WRITTEN INSTRUCTION |
Within the data that follows, how many lines carry the string "document"? Give the number alone.

# start of DATA SECTION

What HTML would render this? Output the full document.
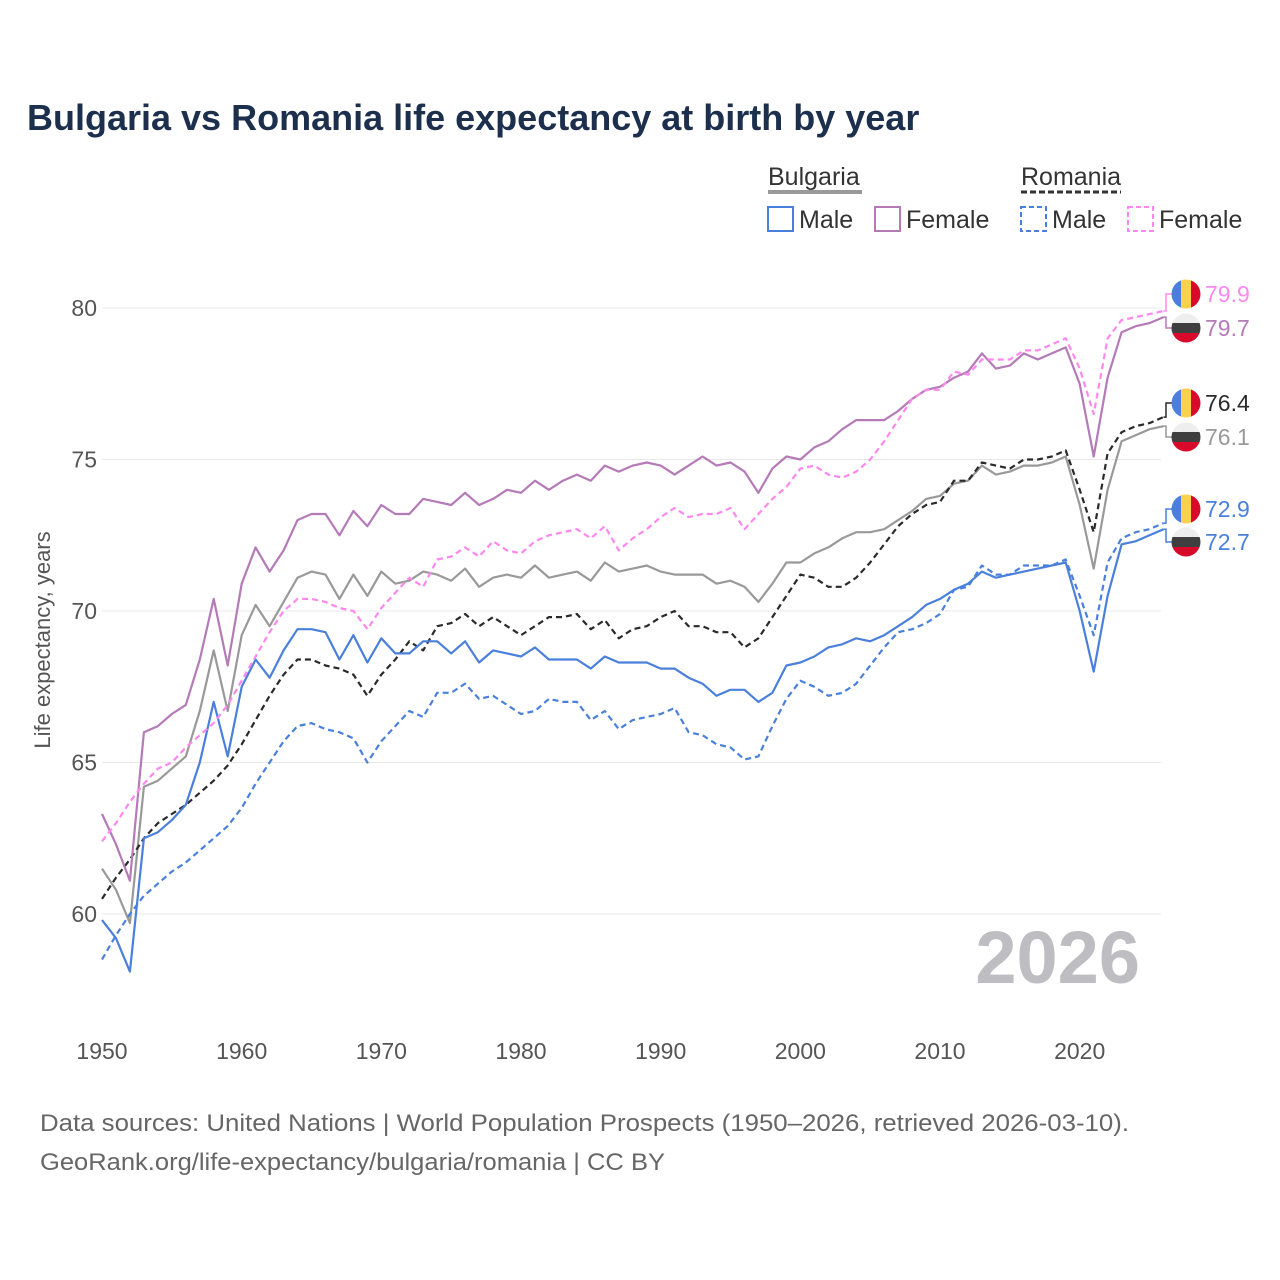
<!DOCTYPE html>
<html><head><meta charset="utf-8"><style>
body{margin:0;background:#fff;font-family:"Liberation Sans",sans-serif;}
svg{display:block}
</style></head><body>
<svg id="chart" width="1280" height="1280" viewBox="0 0 1280 1280" xmlns="http://www.w3.org/2000/svg">
<rect width="1280" height="1280" fill="#fff"/>
<text x="27" y="130" font-size="36" font-weight="bold" fill="#1c2f4d">Bulgaria vs Romania life expectancy at birth by year</text>
<g id="legend" font-size="25" fill="#333">
  <text x="768" y="185">Bulgaria</text>
  <line x1="768" y1="192" x2="862" y2="192" stroke="#999" stroke-width="4"/>
  <text x="1021" y="185">Romania</text>
  <line x1="1021" y1="192" x2="1121" y2="192" stroke="#333" stroke-width="3" stroke-dasharray="6,3"/>
  <g><rect x="768" y="207" width="25" height="24" fill="none" stroke="#4a80db" stroke-width="2"/><text x="799" y="228">Male</text></g>
  <g><rect x="875" y="207" width="25" height="24" fill="none" stroke="#b57ab8" stroke-width="2"/><text x="906" y="228">Female</text></g>
  <g><rect x="1021" y="207" width="25" height="24" fill="none" stroke="#4a80db" stroke-width="2" stroke-dasharray="5,3"/><text x="1052" y="228">Male</text></g>
  <g><rect x="1128" y="207" width="25" height="24" fill="none" stroke="#ff88f0" stroke-width="2" stroke-dasharray="5,3"/><text x="1159" y="228">Female</text></g>
</g>
<g id="grid"></g>
<g id="axes"></g>
<text x="1140" y="983" font-size="74" font-weight="bold" fill="#bdbdc2" text-anchor="end">2026</text>
<g id="series"></g>
<g id="labels"></g>
<text transform="translate(50,640) rotate(-90)" font-size="22" fill="#555" text-anchor="middle">Life expectancy, years</text>
<text x="40" y="1131" font-size="24" fill="#666" textLength="1089" lengthAdjust="spacingAndGlyphs">Data sources: United Nations | World Population Prospects (1950–2026, retrieved 2026-03-10).</text>
<text x="40" y="1170" font-size="24" fill="#666" textLength="625" lengthAdjust="spacingAndGlyphs">GeoRank.org/life-expectancy/bulgaria/romania | CC BY</text>
</svg>
<script>
const startYear = 1950;
const xTicks = [1950,1960,1970,1980,1990,2000,2010,2020];
const yTicks = [60,65,70,75,80];
const bgMale = [59.8,59.2,58.1,62.5,62.7,63.1,63.6,65.0,67.0,65.2,67.5,68.4,67.8,68.7,69.4,69.4,69.3,68.4,69.2,68.3,69.1,68.6,68.6,69.0,69.0,68.6,69.0,68.3,68.7,68.6,68.5,68.8,68.4,68.4,68.4,68.1,68.5,68.3,68.3,68.3,68.1,68.1,67.8,67.6,67.2,67.4,67.4,67.0,67.3,68.2,68.3,68.5,68.8,68.9,69.1,69.0,69.2,69.5,69.8,70.2,70.4,70.7,70.9,71.3,71.1,71.2,71.3,71.4,71.5,71.6,70.0,68.0,70.5,72.2,72.3,72.5,72.7];
const bgFemale = [63.3,62.3,61.1,66.0,66.2,66.6,66.9,68.4,70.4,68.2,70.9,72.1,71.3,72.0,73.0,73.2,73.2,72.5,73.3,72.8,73.5,73.2,73.2,73.7,73.6,73.5,73.9,73.5,73.7,74.0,73.9,74.3,74.0,74.3,74.5,74.3,74.8,74.6,74.8,74.9,74.8,74.5,74.8,75.1,74.8,74.9,74.6,73.9,74.7,75.1,75.0,75.4,75.6,76.0,76.3,76.3,76.3,76.6,77.0,77.3,77.4,77.7,77.9,78.5,78.0,78.1,78.5,78.3,78.5,78.7,77.5,75.1,77.7,79.2,79.4,79.5,79.7];
const bgTotal = [61.5,60.8,59.7,64.2,64.4,64.8,65.2,66.7,68.7,66.7,69.2,70.2,69.5,70.3,71.1,71.3,71.2,70.4,71.2,70.5,71.3,70.9,71.0,71.3,71.2,71.0,71.4,70.8,71.1,71.2,71.1,71.5,71.1,71.2,71.3,71.0,71.6,71.3,71.4,71.5,71.3,71.2,71.2,71.2,70.9,71.0,70.8,70.3,70.9,71.6,71.6,71.9,72.1,72.4,72.6,72.6,72.7,73.0,73.3,73.7,73.8,74.2,74.3,74.8,74.5,74.6,74.8,74.8,74.9,75.1,73.5,71.4,74.0,75.6,75.8,76.0,76.1];
const roMale = [58.5,59.3,60.0,60.6,61.0,61.4,61.7,62.1,62.5,62.9,63.5,64.3,65.0,65.7,66.2,66.3,66.1,66.0,65.8,65.0,65.7,66.2,66.7,66.5,67.3,67.3,67.6,67.1,67.2,66.9,66.6,66.7,67.1,67.0,67.0,66.4,66.7,66.1,66.4,66.5,66.6,66.8,66.0,65.9,65.6,65.5,65.1,65.2,66.2,67.1,67.7,67.5,67.2,67.3,67.6,68.2,68.8,69.3,69.4,69.6,69.9,70.7,70.8,71.5,71.2,71.2,71.5,71.5,71.5,71.7,70.5,69.2,71.6,72.4,72.6,72.7,72.9];
const roFemale = [62.4,63.0,63.7,64.3,64.8,65.0,65.5,65.9,66.3,66.9,67.7,68.5,69.3,70.0,70.4,70.4,70.3,70.1,70.0,69.4,70.1,70.6,71.1,70.8,71.7,71.8,72.1,71.8,72.3,72.0,71.9,72.3,72.5,72.6,72.7,72.4,72.8,72.0,72.4,72.7,73.1,73.4,73.1,73.2,73.2,73.4,72.7,73.2,73.7,74.1,74.7,74.8,74.5,74.4,74.6,75.0,75.6,76.3,77.0,77.3,77.3,77.9,77.8,78.3,78.3,78.3,78.6,78.6,78.8,79.0,78.0,76.5,79.0,79.6,79.7,79.8,79.9];
const roTotal = [60.5,61.2,61.8,62.5,63.0,63.3,63.6,64.0,64.4,64.9,65.6,66.4,67.2,67.9,68.4,68.4,68.2,68.1,67.9,67.2,67.9,68.4,69.0,68.7,69.5,69.6,69.9,69.5,69.8,69.5,69.2,69.5,69.8,69.8,69.9,69.4,69.7,69.1,69.4,69.5,69.8,70.0,69.5,69.5,69.3,69.3,68.8,69.1,69.8,70.5,71.2,71.1,70.8,70.8,71.1,71.6,72.2,72.8,73.2,73.5,73.6,74.3,74.3,74.9,74.8,74.7,75.0,75.0,75.1,75.3,74.0,72.6,75.2,75.9,76.1,76.2,76.4];

const NS='http://www.w3.org/2000/svg';
const x = yr => 102 + (yr-1950)*13.967;
const y = v => 308 + (80-v)*30.3;
function mk(tag, attrs, parent){const e=document.createElementNS(NS,tag);for(const k in attrs)e.setAttribute(k,attrs[k]);parent.appendChild(e);return e;}
const grid=document.getElementById('grid'), axes=document.getElementById('axes'), series=document.getElementById('series'), labels=document.getElementById('labels');
yTicks.forEach(v=>{
  const l=mk('line',{x1:102,x2:1161,y1:y(v),y2:y(v),stroke:'#e8e8e8','stroke-width':1},grid);
  
  
  const t=mk('text',{x:97,y:y(v)+8,'font-size':23,fill:'#555','text-anchor':'end'},axes);
  t.textContent=v;
  
  
});
xTicks.forEach(yr=>{
  const t=mk('text',{x:x(yr),y:1059,'font-size':23,fill:'#555','text-anchor':'middle'},axes);
  t.textContent=yr;
  
  
});
const defs=[
 [bgTotal,'#999',null,'bg-total-line'],
 [roTotal,'#2a2a2a','6,4','ro-total-line'],
 [bgMale,'#4a80db',null,'bg-male-line'],
 [roMale,'#4a80db','6,4','ro-male-line'],
 [bgFemale,'#b57ab8',null,'bg-female-line'],
 [roFemale,'#ff88f0','6,4','ro-female-line']
];
defs.forEach(([d,c,dash,name])=>{
  const pts=d.map((v,i)=>x(startYear+i).toFixed(1)+','+y(v).toFixed(1)).join(' ');
  const a={points:pts,fill:'none',stroke:c,'stroke-width':2.2,'stroke-linejoin':'round'};
  if(dash)a['stroke-dasharray']=dash;
  const p=mk('polyline',a,series);
  
  
});
const lastX=x(startYear+bgMale.length-1);
const ends=[
 [roFemale,'#ff88f0',294,'ro'],[bgFemale,'#b57ab8',328,'bg'],
 [roTotal,'#2a2a2a',403,'ro'],[bgTotal,'#999',437,'bg'],
 [roMale,'#4a80db',509,'ro'],[bgMale,'#4a80db',542,'bg']
];
ends.forEach(([d,c,ly,country])=>{
  const v=d[d.length-1];
  mk('polyline',{points:`${lastX},${y(v)} 1166,${y(v)} 1166,${ly} 1172,${ly}`,fill:'none',stroke:c,'stroke-width':1.5},labels);
  const g=mk('g',{},labels);
  
  
  const cid='clip'+ly;
  const cp=mk('clipPath',{id:cid},g); mk('circle',{cx:1186,cy:ly,r:14.5},cp);
  if(country==='ro'){
    mk('rect',{x:1171,y:ly-15,width:10,height:30,fill:'#4a80db','clip-path':`url(#${cid})`},g);
    mk('rect',{x:1181,y:ly-15,width:10,height:30,fill:'#fdd24a','clip-path':`url(#${cid})`},g);
    mk('rect',{x:1191,y:ly-15,width:10,height:30,fill:'#d8092b','clip-path':`url(#${cid})`},g);
  } else {
    mk('rect',{x:1171,y:ly-15,width:30,height:10,fill:'#eee','clip-path':`url(#${cid})`},g);
    mk('rect',{x:1171,y:ly-5,width:30,height:10,fill:'#3f3f3f','clip-path':`url(#${cid})`},g);
    mk('rect',{x:1171,y:ly+5,width:30,height:10,fill:'#d8092b','clip-path':`url(#${cid})`},g);
  }
  const t=mk('text',{x:1205,y:ly+8,'font-size':23,fill:c},labels);
  t.textContent=v.toFixed(1);
  
  
});
</script>
</body></html>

# end of DATA SECTION

COMPLETED EXERCISE |
3